Plants of the Riverine Forests and Floodplains
The Amazon River’s fluctuating water levels create distinct environments along its banks and floodplains, leading to specialized forest types: várzea and igapó. Várzea forests are seasonally flooded by nutrient-rich white-water rivers, often for up to nine months annually, with water columns reaching 10–15 meters. These forests are highly productive due to annual nutrient renewal from sediment-rich waters. Trees in várzea forests have adapted to prolonged inundation, developing root systems that cope with anoxic soil conditions.
Common tree species found in várzea forests include the kapok tree (Ceiba pentandra), which sheds its leaves during low-water seasons, and various palms like Mauritia flexuosa and açaí palms (Euterpe oleracea). Other species also found are Crataeva benthamii, Pseudobombax munguba, and Vitex cymosa. These trees often exhibit morphological adaptations like stilt roots or pneumatophores, which aid in gas exchange during flooding, and their seeds frequently possess features that enhance flotation for water-based dispersal.
Igapó forests, in contrast, are flooded by nutrient-poor black-water rivers, which are acidic due to dissolved organic matter. While still highly diverse, igapó forests typically exhibit lower plant diversity compared to várzea or non-flooded “terra firme” forests. Trees in igapó forests, such as certain legume species, are adapted to these acidic, low-nutrient conditions and prolonged submergence, sometimes for up to six months. Seed dispersal in igapó is often facilitated by fish that consume fruits and later excrete the seeds.

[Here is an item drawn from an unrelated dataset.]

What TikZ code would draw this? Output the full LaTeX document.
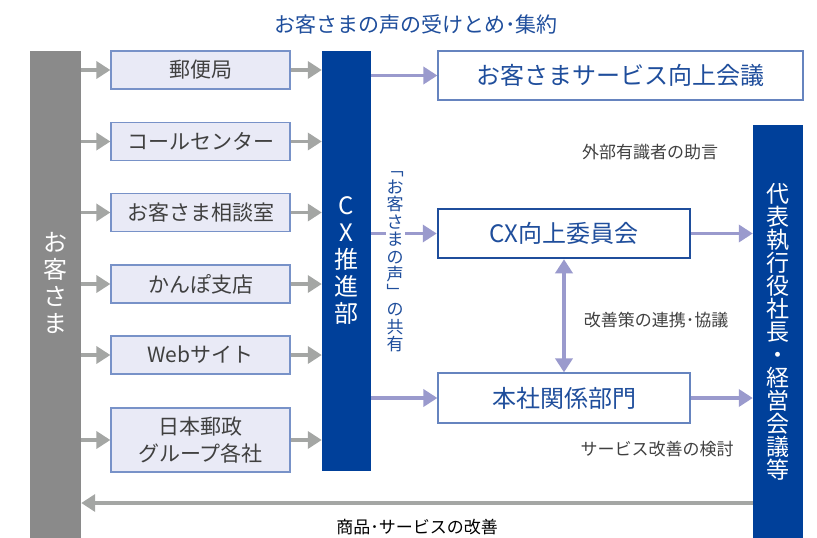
\documentclass[tikz,border=0pt]{standalone}
\usepackage{fontspec}
\setmainfont{Noto Sans CJK JP}
\usetikzlibrary{arrows.meta}

\definecolor{cxblue}{HTML}{00409A}
\definecolor{textblue}{HTML}{1F4E9C}
\definecolor{barGray}{HTML}{8A8A8A}
\definecolor{arrowGray}{HTML}{A4A6A4}
\definecolor{lavender}{HTML}{9A9ACD}
\definecolor{chanFill}{HTML}{E9EAF6}
\definecolor{chanLine}{HTML}{7892C8}
\definecolor{darkText}{HTML}{404040}

\begin{document}
\begin{tikzpicture}[x=1pt,y=-1pt,
  graybar/.style={fill=barGray, inner sep=0pt},
  bluebar/.style={fill=cxblue, text=white, inner sep=0pt, align=center},
  chan/.style={draw=chanLine, line width=1.2pt, fill=chanFill, text=darkText,
    minimum width=179, minimum height=38, align=center,
    font=\fontsize{21}{27}\selectfont},
  whitebox/.style={draw=chanLine!80!textblue, line width=1.2pt, fill=white,
    text=textblue, minimum width=252, font=\fontsize{24}{28}\selectfont},
  note/.style={text=darkText, font=\fontsize{17}{20}\selectfont},
  grayarrow/.style={draw=arrowGray, line width=3.5pt,
    -{Triangle[length=14pt,width=17pt]}},
  lavarrow/.style={draw=lavender, line width=3.5pt,
    -{Triangle[length=14pt,width=17pt]}}]

\useasboundingbox (0,0) rectangle (817,538);

% Title
\node[text=textblue, font=\fontsize{21}{24}\selectfont] (title) at (416,25)
  {お客さまの声の受けとめ･集約};

% Customers bar
\node[graybar, minimum width=51, minimum height=487] (cust) at (55.5,294.5) {};
\node[text=white, align=center, font=\fontsize{24}{27}\selectfont] (custlbl)
  at (55.5,283) {お\\客\\さ\\ま};

% Channels
\node[chan] (post) at (200.5,70) {郵便局};
\node[chan] (call) at (200.5,141.5) {コールセンター};
\node[chan] (desk) at (200.5,212.5) {お客さま相談室};
\node[chan] (kanpo) at (200.5,284) {かんぽ支店};
\node[chan] (web) at (200.5,355) {Webサイト};
\node[chan, minimum height=64] (group) at (200.5,440) {日本郵政\\グループ各社};

% CX bar and executives bar
\node[bluebar, minimum width=49, minimum height=420,
  font=\fontsize{24}{27}\selectfont] (cx) at (346.5,261) {C\\X\\推\\進\\部};
\node[bluebar, minimum width=50, minimum height=413,
  font=\fontsize{23}{23}\selectfont] (exec) at (778,331.5)
  {代\\表\\執\\行\\役\\社\\長\\・\\経\\営\\会\\議\\等};

% Meetings and departments
\node[whitebox, minimum width=365, minimum height=49] (meeting) at (620.5,75.5)
  {お客さまサービス向上会議};
\node[whitebox, draw=textblue, line width=2.5pt, minimum height=49] (cxcomm)
  at (564,233.5) {CX向上委員会};
\node[whitebox, minimum height=50] (dept) at (564,398) {本社関係部門};

% Gray arrows
\foreach \n in {post,call,desk,kanpo,web,group} {
  \draw[grayarrow] (cust.east |- \n) -- (\n);
  \draw[grayarrow] (\n) -- (cx.west |- \n);
}
\coordinate (back) at (exec.west |- 0,503);
\draw[grayarrow] (back) -- (cust.east |- back);

% Lavender arrows
\draw[lavarrow] (cx.east |- meeting) -- (meeting);
\draw[lavarrow] (cx.east |- cxcomm) -- (cxcomm);
\draw[lavarrow] (cx.east |- dept) -- (dept);
\draw[lavarrow] (cxcomm) -- (exec.west |- cxcomm);
\draw[lavarrow] (dept) -- (exec.west |- dept);
\draw[lavarrow, {Triangle[length=14pt,width=17pt]}-{Triangle[length=14pt,width=17pt]}]
  (cxcomm) -- (dept);

% Shared voices
\node[fill=white, text=textblue, inner sep=1pt, align=center,
  font=\fontsize{17}{17.5}\selectfont] (share) at (395,262)
  {﹁\\お\\客\\さ\\ま\\の\\声\\﹂\\の\\共\\有};

% Notes
\node[note] (advice) at (650,152) {外部有識者の助言};
\node[note] (talks) at (656,320) {改善策の連携･協議};
\node[note] (study) at (657,449) {サービス改善の検討};
\node[note, text=black] (improve) at (417,527) {商品･サービスの改善};
\end{tikzpicture}
\end{document}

Ecological Importance of Amazonian River Plants
The diverse plant communities of the Amazon River and its floodplains are crucial to the broader ecosystem. These plants provide essential habitats and food sources for a vast array of wildlife, including fish, insects, birds, and mammals. The lush vegetation offers shelter and breeding grounds, with leaves and roots serving as protective spaces for smaller aquatic organisms. For instance, the large leaves of Victoria amazonica can create shaded areas that prevent algae growth, influencing local aquatic food webs.
Beyond providing sustenance and shelter, these plants are vital for ecological processes. They contribute to nutrient cycling by absorbing nutrients from the water and soil, and upon decomposition, they enrich the aquatic system and floodplains. Plants also produce oxygen within the aquatic environment, creating favorable conditions for aquatic life. The root systems of riverine plants are crucial for stabilizing riverbanks, preventing erosion and maintaining riverine landscape integrity. The Amazonian trees collectively release water vapor into the atmosphere through evapotranspiration, contributing to regional rainfall and influencing global climate patterns through “flying rivers” of moisture.